* [WORK INSTRUCTIONS]: Repeat the lines below exactly as they appear, but leave out the images.

* [DATA]:
◇ ◇ ◇

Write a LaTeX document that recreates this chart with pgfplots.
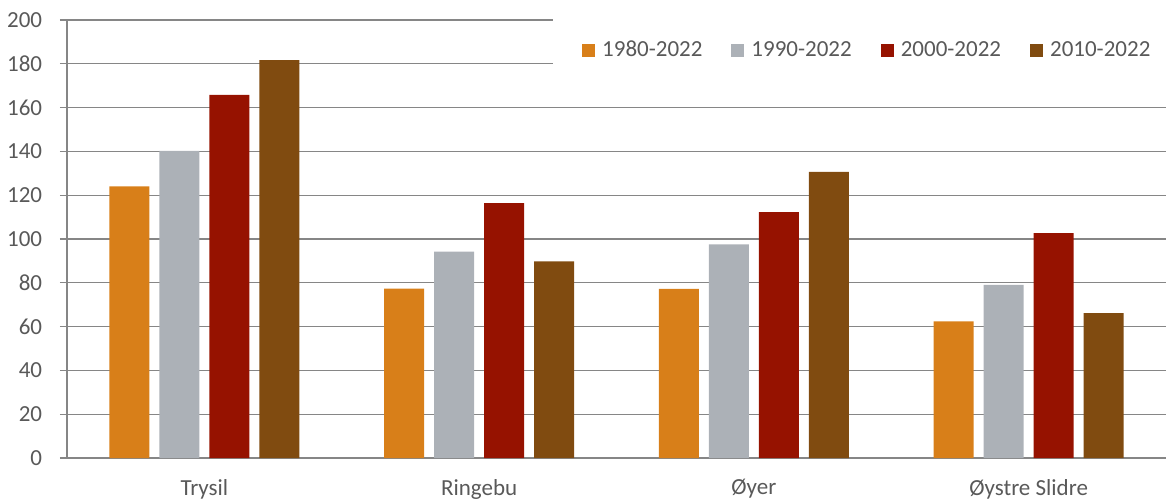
\documentclass[border=0pt]{standalone}
\usepackage{pgfplots}
\pgfplotsset{compat=1.18}
\usepackage{fontspec}
\setmainfont{Carlito}
\definecolor{c1}{HTML}{D87F19}
\definecolor{c2}{HTML}{ACB1B7}
\definecolor{c3}{HTML}{961200}
\definecolor{c4}{HTML}{804B10}
\definecolor{txt}{HTML}{595959}
\definecolor{gridc}{HTML}{868686}
\pgfplotsset{sqlegend/.style={legend image code/.code={\fill[##1,draw=none] (0pt,-6.5pt) rectangle (13pt,6.5pt); \path (17pt,0pt);}}}
\begin{document}
\fontsize{23}{27}\selectfont
\begin{tikzpicture}
\begin{axis}[name=ax,
  width=1099pt, height=438pt, scale only axis,
  xmin=-0.5, xmax=3.5, ymin=0, ymax=200,
  ytick={0,20,...,200},
  xtick={0,1,2,3},
  xticklabels={Trysil,Ringebu,Øyer,Øystre Slidre},
  ybar=10pt, bar width=40pt,
  axis x line*=bottom, axis y line*=left,
  axis line style={draw=gridc, line width=1.2pt, -},
  ymajorgrids, grid style={draw=gridc, line width=1.2pt},
  tick align=outside, major tick length=7pt,
  ytick style={draw=gridc, line width=1.2pt},
  xtick style={draw=none},
  ticklabel style={font=\fontsize{23}{27}\selectfont, text=txt},
  /pgf/number format/assume math mode=true,
  xticklabel style={yshift=-6.5pt},
  yticklabel style={xshift=-10pt},
  legend columns=4,
  legend style={draw=none, fill=none, at={(0.4686,0.93)}, anchor=west,
    inner sep=0pt, font=\fontsize{23}{27}\selectfont, text=txt,
    nodes={inner sep=3pt},
    /tikz/every even column/.append style={column sep=26pt}},
]
\addplot[fill=c1, draw=none, sqlegend] coordinates {(0,124) (1,77.3) (2,77.2) (3,62.4)};
\addplot[fill=c2, draw=none, sqlegend] coordinates {(0,140.2) (1,94.2) (2,97.5) (3,79.1)};
\addplot[fill=c3, draw=none, sqlegend] coordinates {(0,165.8) (1,116.4) (2,112.3) (3,102.7)};
\addplot[fill=c4, draw=none, sqlegend] coordinates {(0,181.7) (1,89.8) (2,130.6) (3,66.2)};
\fill[white] (rel axis cs:0.442,0.85) rectangle (rel axis cs:1,1.01);
\legend{1980-2022,1990-2022,2000-2022,2010-2022}
\end{axis}
\pgfresetboundingbox
\useasboundingbox ([xshift=-67pt,yshift=-43pt]ax.south west) rectangle ([yshift=20pt]ax.north east);
\end{tikzpicture}
\end{document}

◇ ◇ ◇

* [SOLUTION]:
Write a LaTeX document that recreates this chart with pgfplots.
\documentclass[border=0pt]{standalone}
\usepackage{pgfplots}
\pgfplotsset{compat=1.18}
\usepackage{fontspec}
\setmainfont{Carlito}
\definecolor{c1}{HTML}{D87F19}
\definecolor{c2}{HTML}{ACB1B7}
\definecolor{c3}{HTML}{961200}
\definecolor{c4}{HTML}{804B10}
\definecolor{txt}{HTML}{595959}
\definecolor{gridc}{HTML}{868686}
\pgfplotsset{sqlegend/.style={legend image code/.code={\fill[##1,draw=none] (0pt,-6.5pt) rectangle (13pt,6.5pt); \path (17pt,0pt);}}}
\begin{document}
\fontsize{23}{27}\selectfont
\begin{tikzpicture}
\begin{axis}[name=ax,
  width=1099pt, height=438pt, scale only axis,
  xmin=-0.5, xmax=3.5, ymin=0, ymax=200,
  ytick={0,20,...,200},
  xtick={0,1,2,3},
  xticklabels={Trysil,Ringebu,Øyer,Øystre Slidre},
  ybar=10pt, bar width=40pt,
  axis x line*=bottom, axis y line*=left,
  axis line style={draw=gridc, line width=1.2pt, -},
  ymajorgrids, grid style={draw=gridc, line width=1.2pt},
  tick align=outside, major tick length=7pt,
  ytick style={draw=gridc, line width=1.2pt},
  xtick style={draw=none},
  ticklabel style={font=\fontsize{23}{27}\selectfont, text=txt},
  /pgf/number format/assume math mode=true,
  xticklabel style={yshift=-6.5pt},
  yticklabel style={xshift=-10pt},
  legend columns=4,
  legend style={draw=none, fill=none, at={(0.4686,0.93)}, anchor=west,
    inner sep=0pt, font=\fontsize{23}{27}\selectfont, text=txt,
    nodes={inner sep=3pt},
    /tikz/every even column/.append style={column sep=26pt}},
]
\addplot[fill=c1, draw=none, sqlegend] coordinates {(0,124) (1,77.3) (2,77.2) (3,62.4)};
\addplot[fill=c2, draw=none, sqlegend] coordinates {(0,140.2) (1,94.2) (2,97.5) (3,79.1)};
\addplot[fill=c3, draw=none, sqlegend] coordinates {(0,165.8) (1,116.4) (2,112.3) (3,102.7)};
\addplot[fill=c4, draw=none, sqlegend] coordinates {(0,181.7) (1,89.8) (2,130.6) (3,66.2)};
\fill[white] (rel axis cs:0.442,0.85) rectangle (rel axis cs:1,1.01);
\legend{1980-2022,1990-2022,2000-2022,2010-2022}
\end{axis}
\pgfresetboundingbox
\useasboundingbox ([xshift=-67pt,yshift=-43pt]ax.south west) rectangle ([yshift=20pt]ax.north east);
\end{tikzpicture}
\end{document}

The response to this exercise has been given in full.